--- START OF Collected material ---

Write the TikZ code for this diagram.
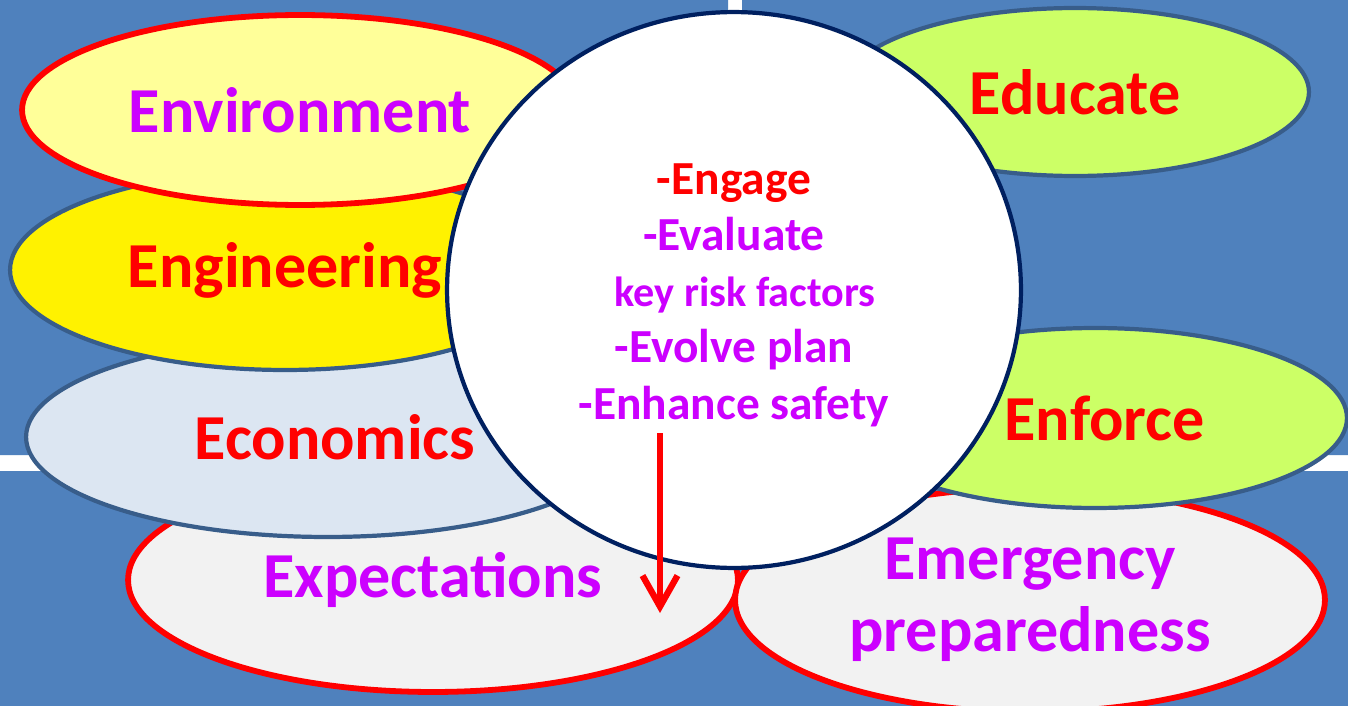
\documentclass[tikz,border=0pt]{standalone}
\usepackage{fontspec}
\setmainfont{Carlito}
\usepackage{tikz}
\usetikzlibrary{shapes.geometric,arrows.meta}
\definecolor{bgblue}{HTML}{4F81BD}
\definecolor{rimblue}{HTML}{385D8A}
\definecolor{navy}{HTML}{002060}
\definecolor{paleyellow}{HTML}{FFFF99}
\definecolor{paleblue}{HTML}{DCE6F2}
\definecolor{palegrey}{HTML}{F2F2F2}
\definecolor{lime}{HTML}{CCFF66}
\definecolor{violet}{HTML}{CC00FF}
\begin{document}
\begin{tikzpicture}[x=0.02cm, y=-0.02cm,
	oval/.style={ellipse, inner sep=0pt, align=center, font=\fontsize{36.5}{41}\selectfont\bfseries},
	redrim/.style={oval, draw=red, line width=3.3pt},
	bluerim/.style={oval, draw=rimblue, line width=2.4pt},
	hub/.style={ellipse, inner sep=0pt, draw=navy, line width=2.4pt, fill=white},
	hubtext/.style={align=center, font=\fontsize{27}{32}\selectfont\bfseries}]
\useasboundingbox (0,0) rectangle (1348,706);
\fill[white] (0,0) rectangle (1348,706);
\fill[bgblue] (0,0) rectangle (728,455) (742,0) rectangle (1348,455) (0,471) rectangle (1348,706);
\node[redrim, fill=palegrey, minimum width=12.2cm, minimum height=4.48cm, text=violet] (expect) at (433,580) {Expectations};
\node[bluerim, fill=paleblue, minimum width=12.04cm, minimum height=4cm, text=red] (econ) at (327,437) {\hspace{9pt}Economics};
\node[bluerim, fill=yellow, minimum width=11cm, minimum height=4cm, text=red] (engin) at (285,270) {Engineering};
\node[redrim, fill=paleyellow, minimum width=11.12cm, minimum height=3.8cm, text=violet] (enviro) at (300,110) {Environment};
\node[bluerim, fill=lime, minimum width=9.36cm, minimum height=3.36cm, text=red] (educ) at (1075,92) {Educate};
\node[redrim, fill=palegrey, minimum width=11.8cm, minimum height=4.48cm, text=violet] (emerg) at (1030,600) {Emergency\\preparedness};
\node[bluerim, fill=lime, minimum width=10.08cm, minimum height=3.6cm, text=red] (enforce) at (1095,418) {\hspace{11pt}Enforce};
\node[hub, minimum width=11.48cm, minimum height=11.12cm] (hub) at (734,290) {};
\node[hubtext] (hublist) at (734,295) {\textcolor{red}{-Engage}\\\textcolor{violet}{-Evaluate}\\\textcolor{violet}{\hspace{12.5pt}\fontsize{24}{32}\selectfont key risk factors}\\\textcolor{violet}{-Evolve plan}\\\textcolor{violet}{-Enhance safety}};
\coordinate (arrtop) at (660,433);
\coordinate (arrtip) at (660,613);
\draw[-{Straight Barb[length=0.62cm, width=0.7cm]}, red, line width=3.6pt] (arrtop) -- (arrtip);
\end{tikzpicture}
\end{document}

--- END OF Collected material ---

▸ Your objective: Pictures in the data above should not be copied; transcribe everything else exactly.

▸ Solution to the exercise:
Write the TikZ code for this diagram.
\documentclass[tikz,border=0pt]{standalone}
\usepackage{fontspec}
\setmainfont{Carlito}
\usepackage{tikz}
\usetikzlibrary{shapes.geometric,arrows.meta}
\definecolor{bgblue}{HTML}{4F81BD}
\definecolor{rimblue}{HTML}{385D8A}
\definecolor{navy}{HTML}{002060}
\definecolor{paleyellow}{HTML}{FFFF99}
\definecolor{paleblue}{HTML}{DCE6F2}
\definecolor{palegrey}{HTML}{F2F2F2}
\definecolor{lime}{HTML}{CCFF66}
\definecolor{violet}{HTML}{CC00FF}
\begin{document}
\begin{tikzpicture}[x=0.02cm, y=-0.02cm,
	oval/.style={ellipse, inner sep=0pt, align=center, font=\fontsize{36.5}{41}\selectfont\bfseries},
	redrim/.style={oval, draw=red, line width=3.3pt},
	bluerim/.style={oval, draw=rimblue, line width=2.4pt},
	hub/.style={ellipse, inner sep=0pt, draw=navy, line width=2.4pt, fill=white},
	hubtext/.style={align=center, font=\fontsize{27}{32}\selectfont\bfseries}]
\useasboundingbox (0,0) rectangle (1348,706);
\fill[white] (0,0) rectangle (1348,706);
\fill[bgblue] (0,0) rectangle (728,455) (742,0) rectangle (1348,455) (0,471) rectangle (1348,706);
\node[redrim, fill=palegrey, minimum width=12.2cm, minimum height=4.48cm, text=violet] (expect) at (433,580) {Expectations};
\node[bluerim, fill=paleblue, minimum width=12.04cm, minimum height=4cm, text=red] (econ) at (327,437) {\hspace{9pt}Economics};
\node[bluerim, fill=yellow, minimum width=11cm, minimum height=4cm, text=red] (engin) at (285,270) {Engineering};
\node[redrim, fill=paleyellow, minimum width=11.12cm, minimum height=3.8cm, text=violet] (enviro) at (300,110) {Environment};
\node[bluerim, fill=lime, minimum width=9.36cm, minimum height=3.36cm, text=red] (educ) at (1075,92) {Educate};
\node[redrim, fill=palegrey, minimum width=11.8cm, minimum height=4.48cm, text=violet] (emerg) at (1030,600) {Emergency\\preparedness};
\node[bluerim, fill=lime, minimum width=10.08cm, minimum height=3.6cm, text=red] (enforce) at (1095,418) {\hspace{11pt}Enforce};
\node[hub, minimum width=11.48cm, minimum height=11.12cm] (hub) at (734,290) {};
\node[hubtext] (hublist) at (734,295) {\textcolor{red}{-Engage}\\\textcolor{violet}{-Evaluate}\\\textcolor{violet}{\hspace{12.5pt}\fontsize{24}{32}\selectfont key risk factors}\\\textcolor{violet}{-Evolve plan}\\\textcolor{violet}{-Enhance safety}};
\coordinate (arrtop) at (660,433);
\coordinate (arrtip) at (660,613);
\draw[-{Straight Barb[length=0.62cm, width=0.7cm]}, red, line width=3.6pt] (arrtop) -- (arrtip);
\end{tikzpicture}
\end{document}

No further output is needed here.